Taiwan's defense ministry said the items would enhance its air and sea combat capability and early warning defenses.
"We will as soon as possible discuss with the United States the purchase, the duration, the amount and other details, and plan the follow-up budget," the ministry said in a statement on Friday.
It said Taiwan and the United States would continue to consolidate their security partnership to contribute to long-term stability in the region.
In a strong sign of congressional support, the Republican chairman of the House Foreign Affairs Committee welcomed what he called the "long-overdue" arms sale.
"Sales of defensive weapons, based on Taiwan's needs, are a key provision of our commitments as laid out by the Taiwan Relations Act and the Six Assurances," said Rep. Ed Royce, referring to legislation and informal guidelines that steer U.S. relations with Taiwan.

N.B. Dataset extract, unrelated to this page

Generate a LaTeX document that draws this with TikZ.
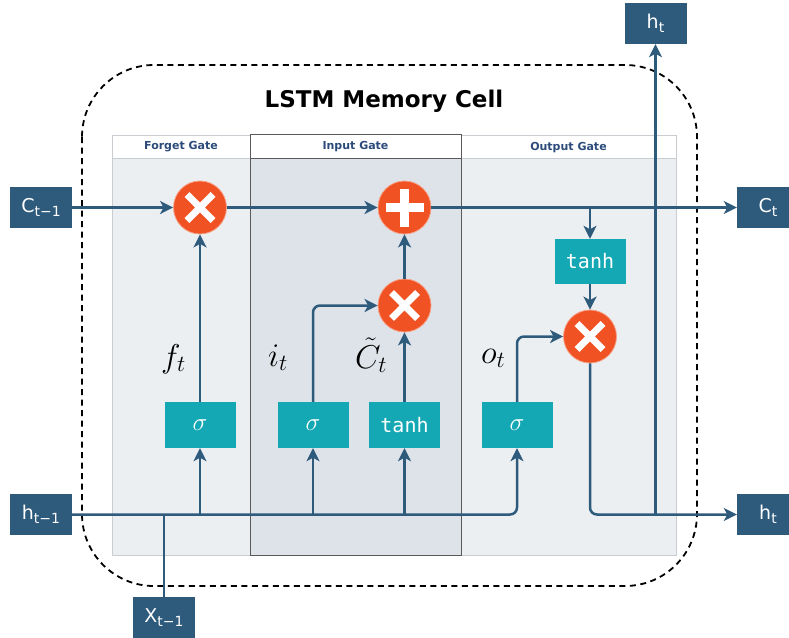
\RequirePackage{fix-cm}
\documentclass[tikz,border=0pt]{standalone}
\usepackage{fontspec}
\usetikzlibrary{arrows.meta}
\newfontfamily\boxfont{DejaVu Sans}
\newfontfamily\codefont{DejaVu Sans Mono}
\newfontfamily\headfont{DejaVu Sans}

\definecolor{cellblue}{HTML}{2E5A7C}
\definecolor{gateteal}{HTML}{14A7B4}
\definecolor{oporange}{HTML}{F05223}
\definecolor{panelfill}{HTML}{ECEFF2}
\definecolor{panelmid}{HTML}{DDE3E9}
\definecolor{panelline}{HTML}{C9CCD0}
\definecolor{headblue}{HTML}{2C4B7B}

% subscript for the sans labels in the state boxes
\newcommand{\boxsub}[1]{\raisebox{-4.5pt}{\fontsize{14}{14}\selectfont #1}}

\begin{document}
\begin{tikzpicture}[x=1pt,y=-1pt,
  statebox/.style={fill=cellblue, text=white, minimum width=62pt, minimum height=41pt,
    inner sep=0pt, font=\boxfont\fontsize{19}{19}\selectfont},
  gatebox/.style={fill=gateteal, text=white, minimum width=71pt, minimum height=46pt,
    inner sep=0pt},
  opnode/.style={circle, fill=oporange, draw=oporange!55!white, line width=0.8pt,
    minimum size=53pt, inner sep=0pt},
  mulop/.style={opnode, path picture={
    \draw[white, line width=7pt]
      ([shift={(-13pt,-13pt)}]path picture bounding box.center) -- ([shift={(13pt,13pt)}]path picture bounding box.center)
      ([shift={(-13pt,13pt)}]path picture bounding box.center) -- ([shift={(13pt,-13pt)}]path picture bounding box.center);}},
  addop/.style={opnode, path picture={
    \draw[white, line width=9pt]
      ([shift={(-19pt,0pt)}]path picture bounding box.center) -- ([shift={(19pt,0pt)}]path picture bounding box.center)
      ([shift={(0pt,-19pt)}]path picture bounding box.center) -- ([shift={(0pt,19pt)}]path picture bounding box.center);}},
  wire/.style={draw=cellblue, line width=2.5pt},
  flow/.style={wire, -{Stealth[length=13pt, width=13pt, inset=3.5pt]}},
  mathlabel/.style={anchor=base west, inner sep=0pt, font=\fontsize{33}{38}\selectfont},
  sigmafont/.style={font=\fontsize{25}{28}\selectfont},
  gatehead/.style={font=\headfont\bfseries\fontsize{11}{13}\selectfont, text=headblue},
]
\useasboundingbox (0,0) rectangle (789,637);

% cell outline
\draw[black, line width=1.8pt, dash pattern=on 6pt off 4.5pt, rounded corners=72pt]
  (82,65) rectangle (697,586);
\node[font=\boxfont\bfseries\fontsize{23}{26}\selectfont] (title) at (384,101) {LSTM Memory Cell};

% gate panels
\filldraw[fill=panelfill, draw=panelline, line width=1pt] (112,135) rectangle (250,555);
\filldraw[fill=white, draw=panelline, line width=1pt] (112,135) rectangle (250,158);
\filldraw[fill=panelfill, draw=panelline, line width=1pt] (461,135) rectangle (676,555);
\filldraw[fill=white, draw=panelline, line width=1pt] (461,135) rectangle (676,158);
\filldraw[fill=panelmid, draw=black!65, line width=1pt] (250,134) rectangle (461,555);
\filldraw[fill=white, draw=black!65, line width=1pt] (250,134) rectangle (461,158);
\node[gatehead] (fhead) at (181,147) {Forget Gate};
\node[gatehead] (ihead) at (355.5,147) {Input Gate};
\node[gatehead] (ohead) at (568.5,148) {Output Gate};

% inputs and outputs
\node[statebox] (cprev) at (41,207.5) {C\boxsub{t−1}};
\node[statebox] (hprev) at (41,514.5) {h\boxsub{t−1}};
\node[statebox] (xprev) at (164,617.5) {X\boxsub{t−1}};
\node[statebox] (htop) at (655.5,23.5) {h\boxsub{t}};
\node[statebox] (cnext) at (768,207.5) {C\boxsub{t}\hspace{5pt}};
\node[statebox] (hnext) at (768,514.5) {h\boxsub{t}\hspace{5pt}};

% pointwise operations
\node[mulop] (fx) at (200,207.5) {};
\node[addop] (plus) at (404.5,207.5) {};
\node[mulop] (ix) at (404.5,305.5) {};
\node[mulop] (ox) at (590,336.5) {};

% layers
\node[gatebox, sigmafont] (fsig) at (200,425) {$\sigma$};
\node[gatebox, sigmafont] (isig) at (313,425) {$\sigma$};
\node[gatebox, font=\codefont\fontsize{20}{24}\selectfont] (itanh) at (404.5,425) {tanh};
\node[gatebox, sigmafont] (osig) at (517,425) {$\sigma$};
\node[gatebox, font=\codefont\fontsize{20}{24}\selectfont, minimum height=45pt] (otanh) at (590,261.5) {tanh};

% gate activations
\node[mathlabel] (flab) at (161,367) {$f_t$};
\node[mathlabel] (ilab) at (268,366) {$i_t$};
\node[mathlabel] (clab) at (355,368) {$\tilde{C}_t$};
\node[mathlabel] (olab) at (481,363) {$o_t$};

% junction points
\coordinate (csplit) at (otanh |- cprev);
\coordinate (hsplit) at (htop |- hnext);
\coordinate (fjoin) at (fsig |- hprev);
\coordinate (ijoin) at (isig |- hprev);
\coordinate (tjoin) at (itanh |- hprev);
\coordinate (xjoin) at (xprev |- hprev);

% cell state path
\draw[flow] (cprev) -- (fx);
\draw[flow] (fx) -- (plus);
\draw[flow] (plus) -- (cnext);
\draw[flow] (csplit) -- (otanh);
\draw[flow] (otanh) -- (ox);

% gate paths
\draw[flow] (fsig) -- (fx);
\draw[flow, rounded corners=7pt] (isig) |- (ix);
\draw[flow] (itanh) -- (ix);
\draw[flow] (ix) -- (plus);
\draw[flow, rounded corners=7pt] (osig) |- (ox);

% hidden state in and out
\draw[flow, rounded corners=7pt] (hprev) -| (osig);
\draw[wire] (xprev) -- (xjoin);
\draw[flow] (fjoin) -- (fsig);
\draw[flow] (ijoin) -- (isig);
\draw[flow] (tjoin) -- (itanh);
\draw[flow, rounded corners=7pt] (ox) |- (hnext);
\draw[flow] (hsplit) -- (htop);
\end{tikzpicture}
\end{document}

U.S. officials said in March the administration was crafting a big arms sale to Taiwan, but such talk died down as Trump sought to persuade Beijing to do more to rein in North Korea's nuclear and missile programs, an increasing threat to the United States.

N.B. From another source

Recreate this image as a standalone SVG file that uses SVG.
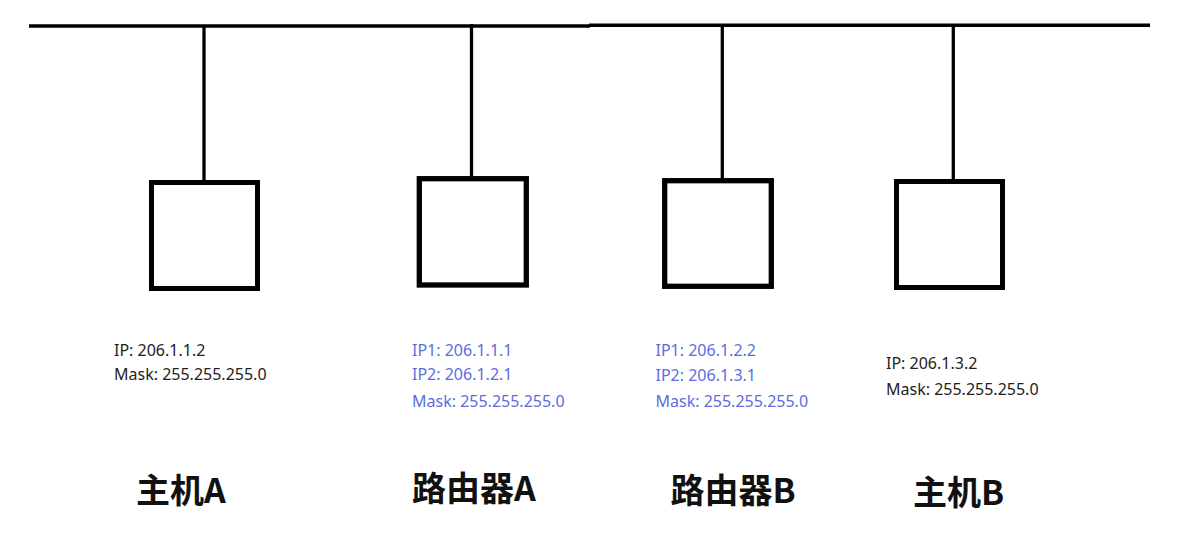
<svg xmlns="http://www.w3.org/2000/svg" width="1185" height="544" viewBox="0 0 1185 544">
<style>
.bus{stroke:#000;stroke-width:3.4;fill:none}
.drop{stroke:#000;stroke-width:3.3;fill:none}
.box{fill:#fff;stroke:#000;stroke-width:5}
.info{font-family:"Noto Sans","Liberation Sans",sans-serif;font-size:16px;fill:#222}
.blue{fill:#5b6ee0}
.name{font-family:"Noto Sans CJK SC","Noto Sans",sans-serif;font-size:34px;font-weight:bold;fill:#111}
</style>
<rect width="1185" height="544" fill="#fff"/>
<g id="connectors">
<line class="bus" x1="29" y1="26" x2="590" y2="26"/>
<line class="bus" x1="589" y1="25.2" x2="1150" y2="25.2"/>
<line class="drop" x1="204" y1="26" x2="204" y2="181"/>
<line class="drop" x1="471.5" y1="24" x2="471.5" y2="177"/>
<line class="drop" x1="722.3" y1="25" x2="722.3" y2="179"/>
<line class="drop" x1="953.3" y1="25" x2="953.3" y2="180"/>
</g>
<g id="hostA">
<rect class="box" x="151.5" y="182.5" width="106" height="106"/>
<text class="info" x="114" y="356">IP: 206.1.1.2</text>
<text class="info" x="114" y="380">Mask: 255.255.255.0</text>
<text class="name" x="136" y="503">主机A</text>
</g>
<g id="routerA">
<rect class="box" x="419.3" y="178.7" width="107" height="106.3" style="stroke-width:5.3"/>
<text class="info blue" x="412" y="356">IP1: 206.1.1.1</text>
<text class="info blue" x="412" y="380">IP2: 206.1.2.1</text>
<text class="info blue" x="412" y="407">Mask: 255.255.255.0</text>
<text class="name" x="412" y="501">路由器A</text>
</g>
<g id="routerB">
<rect class="box" x="664.7" y="180.7" width="106.6" height="105.6" style="stroke-width:5.3"/>
<text class="info blue" x="655.5" y="356">IP1: 206.1.2.2</text>
<text class="info blue" x="655.5" y="380.5">IP2: 206.1.3.1</text>
<text class="info blue" x="655.5" y="407">Mask: 255.255.255.0</text>
<text class="name" x="670.5" y="502.5">路由器B</text>
</g>
<g id="hostB">
<rect class="box" x="896.5" y="181.5" width="106" height="106"/>
<text class="info" x="886" y="369">IP: 206.1.3.2</text>
<text class="info" x="886" y="395">Mask: 255.255.255.0</text>
<text class="name" x="913" y="505">主机B</text>
</g>
</svg>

Earlier on Thursday, China responded angrily and said it had protested to Washington after a U.S. Senate committee approved a bill calling for the resumption of port visits to Taiwan by the U.S. Navy for the first time since the United States adopted a one-China policy in 1979.
The bill also directs the Pentagon to help Taiwan develop an indigenous undersea warfare program and recommends strengthened strategic cooperation with Taipei.
China's Foreign Ministry spokesman said the bill was in violation of the principles of U.S.-China relations and called on Washington to halt military drills with and arms sales to Taiwan "to avoid further impairing broadly cooperative China-U.S. relations."
U.S. officials told Reuters this week that Trump - who alarmed Beijing after assuming office by breaking with decades of precedent and talking to Taiwan's president - was becoming increasingly frustrated with China over its inaction on North Korea and trade.
According to the officials, Trump is now considering trade actions against Beijing, despite having heaped praise on Chinese President Xi Jinping after an April summit.
Also on Thursday, Washington stepped up pressure on Beijing by imposing sanctions on two Chinese citizens and a shipping company for helping North Korea's nuclear and missile programs and accusing a Chinese bank of laundering money for Pyongyang.